HKU law school founding teacher and former district judge Bernard Downey dies

Many of his first students became legends of the Hong Kong bar, family says

PUBLISHED : Tuesday, 18 October, 2016, 2:15pm
UPDATED : Wednesday, 19 October, 2016, 10:39am



A founding teacher at Hong Kong’s first law school, who went on to serve as a district judge for more than a decade, died in Britain on Monday. He was 82.

Bernard Downey joined the founding body of the University of Hong Kong’s Department of Law in 1969 and dedicated years to teaching before serving as a district judge from 1980 until his retirement in 1994.
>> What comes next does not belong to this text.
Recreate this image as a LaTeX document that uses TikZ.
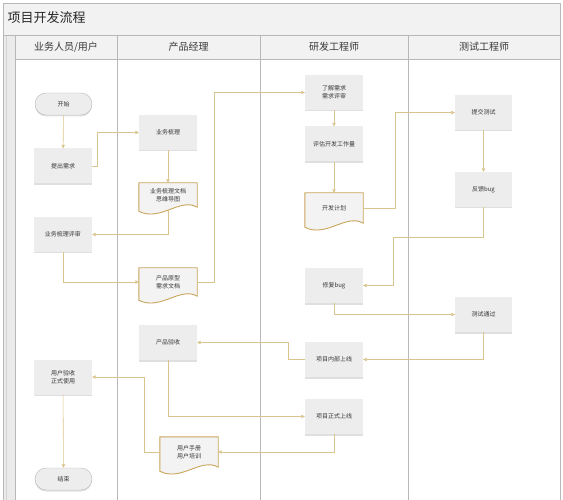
\documentclass[tikz,border=0pt]{standalone}
\usepackage{fontspec}
\setmainfont{Noto Sans CJK SC}
\usetikzlibrary{arrows.meta,shadows}
\definecolor{boxgray}{HTML}{EDEDED}
\definecolor{docfill}{HTML}{F3F3F3}
\definecolor{linetan}{HTML}{D8C48C}
\definecolor{docgold}{HTML}{C9A55A}
\definecolor{lanegray}{HTML}{B8B8B8}
\definecolor{bandgray}{HTML}{F2F2F2}
\definecolor{textgray}{HTML}{383838}
\newcommand{\docshape}[1]{%
  \filldraw[draw=docgold,fill=docfill,line width=0.9pt]
    (#1.north west) -- (#1.north east) -- (#1.south east)
    .. controls +(-17,-10) and +(21,11) .. ([yshift=-4pt]#1.south west) -- cycle;}
\begin{document}
\begin{tikzpicture}[x=1pt,y=-1pt,
    box/.style={fill=boxgray,minimum width=58,minimum height=35,inner sep=1pt,
        align=center,text=textgray,font=\fontsize{6}{8}\selectfont,
        drop shadow={shadow xshift=0pt,shadow yshift=-1.5pt,opacity=0.25}},
    term/.style={box,draw=lanegray,rounded corners=11pt,minimum width=57,minimum height=22},
    doc/.style={minimum width=58,inner sep=1pt,align=center,text=textgray,
        font=\fontsize{6}{8}\selectfont},
    lane/.style={font=\fontsize{10}{12}\selectfont,text=textgray},
    flow/.style={draw=linetan,line width=0.6pt,-{Triangle[length=3.5pt,width=3.5pt]}}]
  \useasboundingbox (0,0) rectangle (563,500);
  \fill[bandgray] (3,3) rectangle (560,35);
  \fill[black!8] (3,35) rectangle (15,500);
  \fill[black!5] (15,35) rectangle (560,59);
  \draw[lanegray] (3,500) -- (3,3) -- (560,3) -- (560,500);
  \draw[lanegray!60] (6,35) -- (6,500);
  \draw[lanegray] (3,35) -- (560,35);
  \draw[lanegray] (15,59) -- (560,59);
  \draw[lanegray] (15,35) -- (15,500);
  \draw[lanegray] (117,35) -- (117,500);
  \draw[lanegray] (260,35) -- (260,500);
  \draw[lanegray] (408,35) -- (408,500);
  \node[anchor=west,font=\fontsize{13}{15}\selectfont,text=black!85] (title) at (4,18) {项目开发流程};
  \node[lane] (laneA) at (66,47) {业务人员/用户};
  \node[lane] (laneB) at (188.5,47) {产品经理};
  \node[lane] (laneC) at (334,47) {研发工程师};
  \node[lane] (laneD) at (484,47) {测试工程师};
  \node[term] (start) at (63.5,104) {开始};
  \node[box] (tiqiu) at (63,166) {提出需求};
  \node[box] (shuli) at (168,132.5) {业务梳理};
  \node[doc,minimum height=24] (docA) at (168,195) {};
  \node[box] (pingshen) at (63,234.5) {业务梳理评审};
  \node[doc,minimum height=28] (docB) at (168,282) {};
  \node[box] (liaojie) at (334,92.5) {了解需求\\需求评审};
  \node[box] (pinggu) at (334,144) {评估开发工作量};
  \node[doc,minimum height=30] (docC) at (334,208) {};
  \node[box,minimum width=57] (tijiao) at (483.5,112.5) {提交测试};
  \node[box,minimum width=57] (fankui) at (483.5,189.5) {反馈bug};
  \node[box] (xiufu) at (334,285.5) {修复bug};
  \node[box,minimum width=57] (tongguo) at (483.5,314.5) {测试通过};
  \node[box] (neibu) at (334,359.5) {项目内部上线};
  \node[box] (yanshou) at (168,342.5) {产品验收};
  \node[box] (zhengshi) at (334,416.5) {项目正式上线};
  \node[doc,minimum height=30] (docD) at (189,452) {};
  \node[box] (yonghu) at (63,377) {用户验收\\正式使用};
  \node[term] (jieshu) at (63.5,479) {结束};
  \docshape{docA}
  \docshape{docB}
  \docshape{docC}
  \docshape{docD}
  \node[doc] at (docA) {业务梳理文档\\思维导图};
  \node[doc] at (docB) {产品原型\\需求文档};
  \node[doc] at (docC) {开发计划};
  \node[doc] at (docD) {用户手册\\用户培训};
  \path
  (start) edge [flow] (tiqiu)
  (shuli) edge [flow] (docA)
  (liaojie) edge [flow] (pinggu)
  (pinggu) edge [flow] (docC)
  (tijiao) edge [flow] (fankui)
  (yonghu) edge [flow] (jieshu);
  \draw[flow] (tiqiu.east) -- ++(5,0) |- (shuli.west);
  \draw[flow] ([yshift=-3pt]docA.south) |- (pingshen.east);
  \draw[flow] (pingshen.south) |- (docB.west);
  \draw[flow] (docB.east) -- ++(17,0) |- (liaojie.west);
  \draw[flow] (docC.east) -- ++(32,0) |- (tijiao.west);
  \draw[flow] (fankui.south) -- ++(0,30) -- ++(-90.5,0) |- (xiufu.east);
  \draw[flow] (xiufu.south) |- (tongguo.west);
  \draw[flow] (tongguo.south) |- (neibu.east);
  \draw[flow] (neibu.west) -- ++(-17,0) |- (yanshou.east);
  \draw[flow] (yanshou.south) |- (zhengshi.west);
  \draw[flow] (zhengshi.south) |- (docD.east);
  \draw[flow] (docD.west) -- ++(-16,0) |- (yonghu.east);
\end{tikzpicture}
\end{document}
A family member told the Post that many of Downey’s students had become “legends of the Hong Kong bar”, some of whom he had maintained lifelong friendships with.

Downey taught law at the London School of Economics from 1958 to 1966 before coming to Hong Kong.

Out of concern that the progress of legal education was slow, he joined the founding dean, Professor Dafydd Evans, and Professor John Rear when the school was still in a makeshift home in the Chinese Merchandise Building and the old Central police station.

“Hong Kong [University] gave us an opportunity to start fresh – nothing was holding us back,” the former senior lecturer told the Post in 2009.

In 1980, the same year that he joined the judiciary, Downey donated funds to the university for the award of two prizes that later became the Bernard Downey Scholarship, with additional funding from a group of alumni.

Former lawmaker Ronny Tong Ka-wah SC, who was in the school’s first cohort, said he was very upset to hear of his professor’s passing.

He recalled that Downey was among the three founding professors who interviewed and admitted him when he applied to the law school.

“I came first in class, and there were no scholarships then, but he contributed funds to buy books for me,” Tong said. “We all respect him.”

Current university law professor Albert Chen Hung-yee said he was sad to hear of his teacher’s death. “He was the first generation of law teachers at HKU’s school, the first law school in Hong Kong,” he said.

Former director of public prosecutions Grenville Cross SC said Downey was a hardworking judge who could be entrusted with difficult cases.

“His judgments were always carefully reasoned,” he said. “He was a no-nonsense sort of judge, with whom counsel trifled at their peril.”